Таковой оставалась логика художественного развития и в послевоенную эпоху. Доказательству этого и был посвящен выставочный проект «Берлин – Москва» / «Москва – Берлин», в котором мне довелось участвовать. Концепция проекта строилась на двух положениях. Во-первых, на идее, что европейская и мировая художественная культура второй половины ХХ века неизменно сохраняли свое единство вопреки барьерам и отсутствию прямых связей, которые были характерны для первой половины века. Мир, хоть и расколотый на две противостоящие друг другу половины, продолжал жить общими идеями, и даже холодная война была не чем иным, как формой хоть и конфронтационного, но диалога. Во-вторых, важно было показать, что отличия между противостоящими друг другу системами не делили мир на современность и не-современность. А ведь именно это и пытался в пылу противостояния вменить друг другу каждый из враждующих лагерей, именно в это до сих пор склонны верить наследники идеологий минувшего века. «Москва – Берлин» попыталась перешагнуть через оппозицию либеральной и социалистической культуры и показать, что и та, и другая – опыт современности, две ее версии.

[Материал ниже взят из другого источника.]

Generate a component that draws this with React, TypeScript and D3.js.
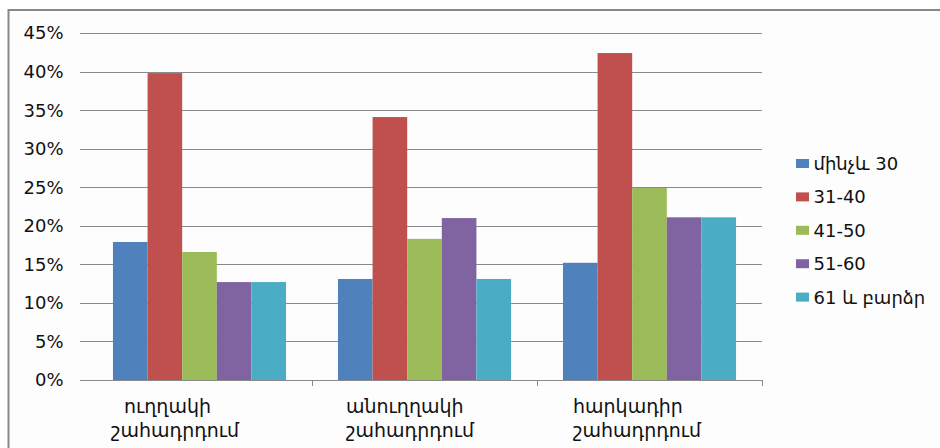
import React from "react";
import * as d3 from "d3";

// categories (two text lines each) and age groups
const categories = ["ուղղակի շահադրդում", "անուղղակի շահադրդում", "հարկադիր շահադրդում"];
const categoryLines = [
    ["ուղղակի", "շահադրդում"],
    ["անուղղակի", "շահադրդում"],
    ["հարկադիր", "շահադրդում"],
];
const seriesNames = ["մինչև 30", "31-40", "41-50", "51-60", "61 և բարձր"];
const seriesColors = ["#4F81BD", "#C0504D", "#9BBB59", "#8064A2", "#4BACC6"];

// percentages per series, one value per category
const under30 = [17.9, 13.1, 15.2];
const age31to40 = [39.8, 34.1, 42.4];
const age41to50 = [16.6, 18.3, 24.9];
const age51to60 = [12.7, 21.0, 21.1];
const age61plus = [12.7, 13.1, 21.1];
const seriesValues = [under30, age31to40, age41to50, age51to60, age61plus];

const yTicks = [0, 5, 10, 15, 20, 25, 30, 35, 40, 45];

const W = 940;
const H = 448;
const FONT = "'DejaVu Sans', sans-serif";
const TEXT = "#111";
const GRID = "#8a8a8a";

// left offsets of the two label lines inside each band
const labelOffsets = [
    [37, 24],
    [34, 34],
    [36, 36],
];

const App: React.FC = () => {
    const plot = { left: 87, right: 762, top: 33, bottom: 380 };

    const x0 = d3.scaleBand<string>().domain(categories).range([plot.left, plot.right]).padding(0);
    const x1 = d3
        .scaleBand<string>()
        .domain(seriesNames)
        .range([0, x0.bandwidth()])
        .paddingInner(0)
        .paddingOuter(0.75);
    const y = d3.scaleLinear().domain([0, 45]).range([plot.bottom, plot.top]);

    return (
        <svg
            width={W}
            height={H}
            style={{ position: "absolute", left: 0, top: 0, display: "block" }}
        >
            <rect x={0} y={0} width={W} height={H} fill="#ffffff" />
            {/* chart frame, runs off the right and bottom edge */}
            <rect x={8.5} y={10} width={W + 20} height={H + 20} fill="#fdfdfd" stroke="#888" strokeWidth={2} />

            {/* gridlines + y labels */}
            {yTicks.map(t => (
                <g key={t}>
                    <line
                        x1={80}
                        x2={plot.right}
                        y1={Math.round(y(t)) + 0.5}
                        y2={Math.round(y(t)) + 0.5}
                        stroke={GRID}
                        strokeWidth={1}
                    />
                    <text
                        x={63.5}
                        y={y(t)}
                        dy="0.36em"
                        textAnchor="end"
                        fontFamily={FONT}
                        fontSize={18}
                        fill={TEXT}
                    >
                        {t}%
                    </text>
                </g>
            ))}

            {/* bars */}
            {categories.map((c, ci) => (
                <g key={c} transform={`translate(${x0(c)},0)`}>
                    {seriesNames.map((s, si) => {
                        const v = seriesValues[si][ci];
                        return (
                            <rect
                                key={s}
                                x={x1(s)}
                                y={y(v)}
                                width={x1.bandwidth()}
                                height={y(0) - y(v)}
                                fill={seriesColors[si]}
                            />
                        );
                    })}
                </g>
            ))}

            {/* x axis line and ticks */}
            <line x1={80} x2={plot.right} y1={plot.bottom + 0.5} y2={plot.bottom + 0.5} stroke={GRID} />
            {categories.map(c => {
                const xe = Math.round((x0(c) ?? 0) + x0.bandwidth()) + 0.5;
                return <line key={c} x1={xe} x2={xe} y1={plot.bottom} y2={plot.bottom + 6} stroke={GRID} />;
            })}

            {/* category labels */}
            {categories.map((c, ci) => (
                <text key={c} fontFamily={FONT} fontSize={19} fill={TEXT}>
                    {categoryLines[ci].map((line, li) => (
                        <tspan key={li} x={(x0(c) ?? 0) + labelOffsets[ci][li]} y={413 + li * 24}>
                            {line}
                        </tspan>
                    ))}
                </text>
            ))}

            {/* legend */}
            {seriesNames.map((s, i) => {
                const cy = 163.5 + i * 33.4;
                return (
                    <g key={s}>
                        <rect x={796} y={cy - 4.5} width={13} height={9} fill={seriesColors[i]} />
                        <text
                            x={813.5}
                            y={cy}
                            dy="0.36em"
                            fontFamily={FONT}
                            fontSize={18}
                            fill={TEXT}
                        >
                            {s}
                        </text>
                    </g>
                );
            })}
        </svg>
    );
};

export default App;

Однако сам тезис о существовании разных современностей есть симптом дискурса, который в классическую концепцию современности вписать уже невозможно, – хотя бы потому, что он возник как прямая полемика с базовой для modernity идеей единой модели мира. Еще до того, как в полемику с западно-либеральной парадигмой современности вступили выходцы из посткоммунистического мира (вступили, надо сказать, робко, до сих пор так и не выстроив серьезной критической теории), эта парадигма была подвергнута убедительной деконструкции в так называемой постколониальной критике. Именно теоретики бывших западных колоний показали, что попытка западного мира приписать себе исключительное право на современность, вменив другим либо частичную к ней причастность, либо же отказав им в ней полностью, есть не что иное, как форма сохранения колониального господства в эпоху, когда формально-юридически колониальная система прекратила свое существование. Ведь невписанность субъекта в современность является признаком его субъектной неполноценности, «субалтерности» (то есть, в постколониальной терминологии, подчиненности). Отсюда происходят и ответные попытки постколониальных стран оспорить свою мнимую непричастность к современности, представить свой опыт как пример иной, самобытной, но все-таки неоспоримой современности. Эту работу в академической теории проделали Эдвард Саид, Хоми Баба, Гаятри Спивак, Арджун Аппадураи и многие другие. На территории кураторской практики первыми критиками идеи «моносовременности» были Олу Огуибе, Сала Хасан, а также Окви Энвейзор и Сарат Махарадж (в частности, в их совместном проекте «Документы XI»).
Важно при этом оговорить, что постколониальная, а за ней и посткоммунистическая дискуссия есть свидетельство того, что эпоха интернационального мира кончилась, сменившись эпохой мира глобального. Ведь глобализация наступает тогда, когда интернациональные общественные и культурные модели завершают свое шествие по миру: теперь все чувствуют причастность к ним и начинают настаивать на своем праве на их оригинальное использование. Как мы уже говорили, приводя в пример современное искусство, главная проблема сегодня не сводится к тому, насколько оправданны притязания на современность локальных художественных практик. Сегодня вопрос звучит так: кто определяет статус этого искусства, кто выносит ему оценку? Повторим еще раз: одна из основных особенностей глобализации – это то, что культурные и художественные вопросы стали политическими.
1990-е годы: период экономической глобализации
Мне трудно решиться на развернутое описание и определение глобализации. Сегодня эта проблематика дала в общественных науках жизнь многим авторским концепциям и теоретическим школам, обросла множеством текстов. Отсылаю за этим к переведенным на русский язык книгам Ульриха Бека, Зигмунта Баумана, Энтони Гидденса и др. Постараюсь, однако, обратить внимание на те черты глобализации, с которыми на этапе первого ее десятилетия, в 1990-е годы, художественному миру пришлось столкнуться в первую очередь.